Instructions to follow → Reproduce the lines of the material exactly, excluding every image.

========

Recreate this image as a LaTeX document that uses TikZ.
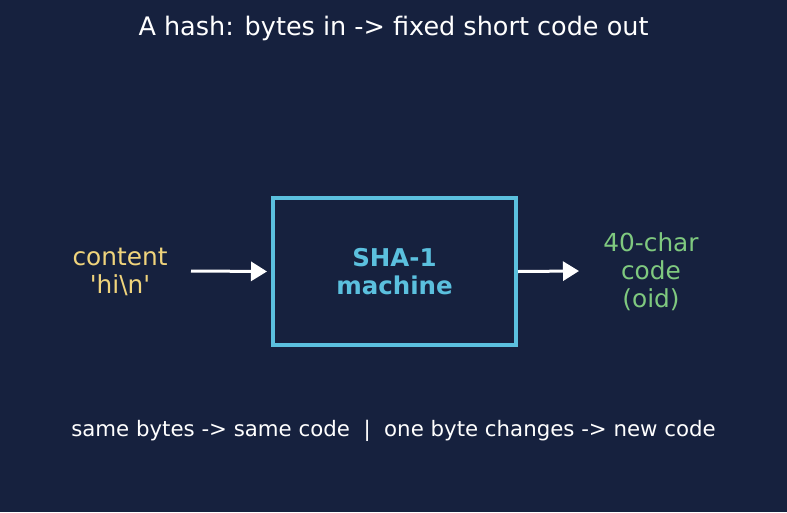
\documentclass[tikz,border=0pt]{standalone}
\usepackage{fontspec}
\setmainfont{DejaVu Sans}[Ligatures=TeXOff]
\usepackage{xcolor}
\usetikzlibrary{arrows.meta}

\definecolor{navy}{HTML}{16213E}
\definecolor{hashblue}{HTML}{5BC0DE}
\definecolor{inyellow}{HTML}{F0D47C}
\definecolor{outgreen}{HTML}{7FC97F}

\begin{document}
\begin{tikzpicture}[x=1pt, y=-1pt,
  label/.style={align=center, font=\fontsize{24.8}{28}\selectfont},
  machine/.style={draw=hashblue, line width=4pt, minimum width=243pt, minimum height=147pt,
    text=hashblue, align=center, font=\fontsize{24.5}{28}\selectfont\bfseries},
  flow/.style={white, line width=3pt, -{Triangle[length=16pt, width=19pt]}}]

\fill[navy] (0,0) rectangle (787,512);

\node[white, font=\fontsize{25.5}{28}\selectfont] (title) at (393.5,28) {A hash: bytes in -> fixed short code out};

\node[machine] (sha) at (394.5,271.5) {SHA-1\\machine};
\node[label, text=inyellow] (input) at (120,272) {content\\'hi\textbackslash n'};
\node[label, text=outgreen] (oid) at (651,272) {40-char\\code\\(oid)};

\coordinate (inL) at (191,271);
\coordinate (outR) at (579,271);
\draw[flow, shorten >=4pt] (inL) -- (sha.west);
\draw[flow] (sha.east) -- (outR);

\node[white, font=\fontsize{21.3}{24}\selectfont] (note) at (393.5,431) {same bytes -> same code \ | \ one byte changes -> new code};

\end{tikzpicture}
\end{document}
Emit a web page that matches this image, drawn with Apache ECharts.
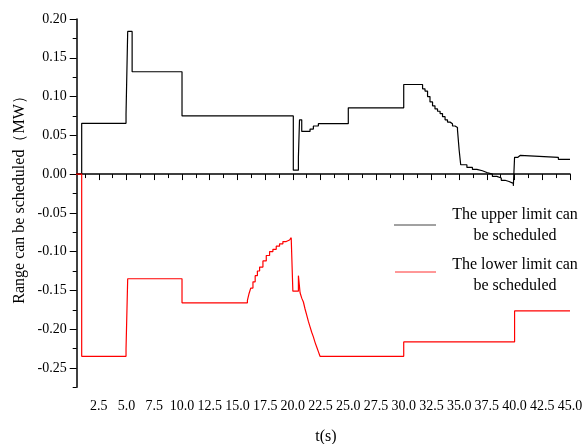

========

Task answer →
Recreate this image as a LaTeX document that uses TikZ.
\documentclass[tikz,border=0pt]{standalone}
\usepackage{fontspec}
\setmainfont{DejaVu Sans}[Ligatures=TeXOff]
\usepackage{xcolor}
\usetikzlibrary{arrows.meta}

\definecolor{navy}{HTML}{16213E}
\definecolor{hashblue}{HTML}{5BC0DE}
\definecolor{inyellow}{HTML}{F0D47C}
\definecolor{outgreen}{HTML}{7FC97F}

\begin{document}
\begin{tikzpicture}[x=1pt, y=-1pt,
  label/.style={align=center, font=\fontsize{24.8}{28}\selectfont},
  machine/.style={draw=hashblue, line width=4pt, minimum width=243pt, minimum height=147pt,
    text=hashblue, align=center, font=\fontsize{24.5}{28}\selectfont\bfseries},
  flow/.style={white, line width=3pt, -{Triangle[length=16pt, width=19pt]}}]

\fill[navy] (0,0) rectangle (787,512);

\node[white, font=\fontsize{25.5}{28}\selectfont] (title) at (393.5,28) {A hash: bytes in -> fixed short code out};

\node[machine] (sha) at (394.5,271.5) {SHA-1\\machine};
\node[label, text=inyellow] (input) at (120,272) {content\\'hi\textbackslash n'};
\node[label, text=outgreen] (oid) at (651,272) {40-char\\code\\(oid)};

\coordinate (inL) at (191,271);
\coordinate (outR) at (579,271);
\draw[flow, shorten >=4pt] (inL) -- (sha.west);
\draw[flow] (sha.east) -- (outR);

\node[white, font=\fontsize{21.3}{24}\selectfont] (note) at (393.5,431) {same bytes -> same code \ | \ one byte changes -> new code};

\end{tikzpicture}
\end{document}
Emit a web page that matches this image, drawn with Apache ECharts.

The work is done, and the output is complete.